Start

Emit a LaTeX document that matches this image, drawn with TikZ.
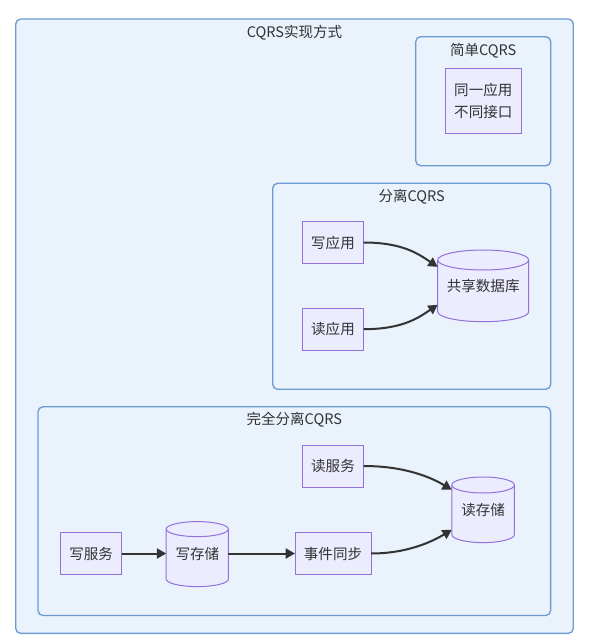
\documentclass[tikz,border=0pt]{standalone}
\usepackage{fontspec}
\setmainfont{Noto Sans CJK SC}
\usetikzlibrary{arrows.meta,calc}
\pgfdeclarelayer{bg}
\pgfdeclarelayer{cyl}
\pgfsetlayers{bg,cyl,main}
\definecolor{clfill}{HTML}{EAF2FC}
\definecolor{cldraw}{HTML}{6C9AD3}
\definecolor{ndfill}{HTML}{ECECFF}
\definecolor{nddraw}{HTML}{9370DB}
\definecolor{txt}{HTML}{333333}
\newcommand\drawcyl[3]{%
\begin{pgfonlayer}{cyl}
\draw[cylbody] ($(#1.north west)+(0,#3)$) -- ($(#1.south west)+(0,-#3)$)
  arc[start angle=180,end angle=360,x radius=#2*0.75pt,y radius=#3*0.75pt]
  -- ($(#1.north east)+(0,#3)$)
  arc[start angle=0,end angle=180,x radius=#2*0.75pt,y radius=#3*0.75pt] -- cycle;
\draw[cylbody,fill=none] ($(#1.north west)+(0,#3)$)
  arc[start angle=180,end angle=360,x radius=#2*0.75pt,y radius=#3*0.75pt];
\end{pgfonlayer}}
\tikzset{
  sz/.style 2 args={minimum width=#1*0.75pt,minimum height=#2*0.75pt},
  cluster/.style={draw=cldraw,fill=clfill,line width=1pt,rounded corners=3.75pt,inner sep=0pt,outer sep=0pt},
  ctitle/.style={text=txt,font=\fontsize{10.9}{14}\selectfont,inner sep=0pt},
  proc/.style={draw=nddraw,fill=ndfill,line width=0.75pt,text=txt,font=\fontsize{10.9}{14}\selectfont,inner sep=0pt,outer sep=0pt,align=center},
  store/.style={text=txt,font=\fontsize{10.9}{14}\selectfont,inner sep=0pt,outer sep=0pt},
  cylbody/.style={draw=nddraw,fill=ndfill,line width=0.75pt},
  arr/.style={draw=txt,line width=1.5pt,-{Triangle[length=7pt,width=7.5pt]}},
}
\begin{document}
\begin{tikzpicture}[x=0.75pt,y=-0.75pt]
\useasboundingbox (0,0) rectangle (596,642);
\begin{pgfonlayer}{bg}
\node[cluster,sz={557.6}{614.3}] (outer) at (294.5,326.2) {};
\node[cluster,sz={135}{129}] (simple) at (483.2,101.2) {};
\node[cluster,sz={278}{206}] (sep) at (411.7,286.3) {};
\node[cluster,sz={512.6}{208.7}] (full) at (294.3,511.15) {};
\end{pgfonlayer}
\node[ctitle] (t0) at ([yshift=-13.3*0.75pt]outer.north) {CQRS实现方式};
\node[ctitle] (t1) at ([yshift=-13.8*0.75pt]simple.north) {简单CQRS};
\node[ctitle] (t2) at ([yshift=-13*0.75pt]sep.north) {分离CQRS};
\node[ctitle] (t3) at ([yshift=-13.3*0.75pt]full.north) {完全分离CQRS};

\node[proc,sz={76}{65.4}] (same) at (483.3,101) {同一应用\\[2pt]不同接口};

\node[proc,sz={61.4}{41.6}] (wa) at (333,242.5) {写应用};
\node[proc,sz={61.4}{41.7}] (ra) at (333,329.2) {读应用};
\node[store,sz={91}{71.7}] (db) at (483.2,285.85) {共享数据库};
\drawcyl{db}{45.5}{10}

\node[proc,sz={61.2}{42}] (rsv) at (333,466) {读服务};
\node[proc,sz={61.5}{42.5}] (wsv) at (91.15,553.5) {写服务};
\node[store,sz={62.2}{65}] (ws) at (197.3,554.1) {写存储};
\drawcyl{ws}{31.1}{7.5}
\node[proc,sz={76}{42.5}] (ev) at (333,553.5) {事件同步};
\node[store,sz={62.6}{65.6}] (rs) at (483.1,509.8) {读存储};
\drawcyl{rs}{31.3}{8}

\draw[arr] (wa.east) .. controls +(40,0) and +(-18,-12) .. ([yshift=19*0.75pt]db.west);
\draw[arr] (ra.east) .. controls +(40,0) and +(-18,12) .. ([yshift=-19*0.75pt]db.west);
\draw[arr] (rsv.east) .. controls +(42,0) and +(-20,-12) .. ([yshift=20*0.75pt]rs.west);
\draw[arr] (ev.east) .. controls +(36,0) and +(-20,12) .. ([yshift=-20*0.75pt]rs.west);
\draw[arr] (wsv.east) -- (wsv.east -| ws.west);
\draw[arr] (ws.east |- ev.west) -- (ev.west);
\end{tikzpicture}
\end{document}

End

▸ Written exercise:
Exactly as written, return every line of the listing, but not the pictures.

▸ Task solution:
Emit a LaTeX document that matches this image, drawn with TikZ.
\documentclass[tikz,border=0pt]{standalone}
\usepackage{fontspec}
\setmainfont{Noto Sans CJK SC}
\usetikzlibrary{arrows.meta,calc}
\pgfdeclarelayer{bg}
\pgfdeclarelayer{cyl}
\pgfsetlayers{bg,cyl,main}
\definecolor{clfill}{HTML}{EAF2FC}
\definecolor{cldraw}{HTML}{6C9AD3}
\definecolor{ndfill}{HTML}{ECECFF}
\definecolor{nddraw}{HTML}{9370DB}
\definecolor{txt}{HTML}{333333}
\newcommand\drawcyl[3]{%
\begin{pgfonlayer}{cyl}
\draw[cylbody] ($(#1.north west)+(0,#3)$) -- ($(#1.south west)+(0,-#3)$)
  arc[start angle=180,end angle=360,x radius=#2*0.75pt,y radius=#3*0.75pt]
  -- ($(#1.north east)+(0,#3)$)
  arc[start angle=0,end angle=180,x radius=#2*0.75pt,y radius=#3*0.75pt] -- cycle;
\draw[cylbody,fill=none] ($(#1.north west)+(0,#3)$)
  arc[start angle=180,end angle=360,x radius=#2*0.75pt,y radius=#3*0.75pt];
\end{pgfonlayer}}
\tikzset{
  sz/.style 2 args={minimum width=#1*0.75pt,minimum height=#2*0.75pt},
  cluster/.style={draw=cldraw,fill=clfill,line width=1pt,rounded corners=3.75pt,inner sep=0pt,outer sep=0pt},
  ctitle/.style={text=txt,font=\fontsize{10.9}{14}\selectfont,inner sep=0pt},
  proc/.style={draw=nddraw,fill=ndfill,line width=0.75pt,text=txt,font=\fontsize{10.9}{14}\selectfont,inner sep=0pt,outer sep=0pt,align=center},
  store/.style={text=txt,font=\fontsize{10.9}{14}\selectfont,inner sep=0pt,outer sep=0pt},
  cylbody/.style={draw=nddraw,fill=ndfill,line width=0.75pt},
  arr/.style={draw=txt,line width=1.5pt,-{Triangle[length=7pt,width=7.5pt]}},
}
\begin{document}
\begin{tikzpicture}[x=0.75pt,y=-0.75pt]
\useasboundingbox (0,0) rectangle (596,642);
\begin{pgfonlayer}{bg}
\node[cluster,sz={557.6}{614.3}] (outer) at (294.5,326.2) {};
\node[cluster,sz={135}{129}] (simple) at (483.2,101.2) {};
\node[cluster,sz={278}{206}] (sep) at (411.7,286.3) {};
\node[cluster,sz={512.6}{208.7}] (full) at (294.3,511.15) {};
\end{pgfonlayer}
\node[ctitle] (t0) at ([yshift=-13.3*0.75pt]outer.north) {CQRS实现方式};
\node[ctitle] (t1) at ([yshift=-13.8*0.75pt]simple.north) {简单CQRS};
\node[ctitle] (t2) at ([yshift=-13*0.75pt]sep.north) {分离CQRS};
\node[ctitle] (t3) at ([yshift=-13.3*0.75pt]full.north) {完全分离CQRS};

\node[proc,sz={76}{65.4}] (same) at (483.3,101) {同一应用\\[2pt]不同接口};

\node[proc,sz={61.4}{41.6}] (wa) at (333,242.5) {写应用};
\node[proc,sz={61.4}{41.7}] (ra) at (333,329.2) {读应用};
\node[store,sz={91}{71.7}] (db) at (483.2,285.85) {共享数据库};
\drawcyl{db}{45.5}{10}

\node[proc,sz={61.2}{42}] (rsv) at (333,466) {读服务};
\node[proc,sz={61.5}{42.5}] (wsv) at (91.15,553.5) {写服务};
\node[store,sz={62.2}{65}] (ws) at (197.3,554.1) {写存储};
\drawcyl{ws}{31.1}{7.5}
\node[proc,sz={76}{42.5}] (ev) at (333,553.5) {事件同步};
\node[store,sz={62.6}{65.6}] (rs) at (483.1,509.8) {读存储};
\drawcyl{rs}{31.3}{8}

\draw[arr] (wa.east) .. controls +(40,0) and +(-18,-12) .. ([yshift=19*0.75pt]db.west);
\draw[arr] (ra.east) .. controls +(40,0) and +(-18,12) .. ([yshift=-19*0.75pt]db.west);
\draw[arr] (rsv.east) .. controls +(42,0) and +(-20,-12) .. ([yshift=20*0.75pt]rs.west);
\draw[arr] (ev.east) .. controls +(36,0) and +(-20,12) .. ([yshift=-20*0.75pt]rs.west);
\draw[arr] (wsv.east) -- (wsv.east -| ws.west);
\draw[arr] (ws.east |- ev.west) -- (ev.west);
\end{tikzpicture}
\end{document}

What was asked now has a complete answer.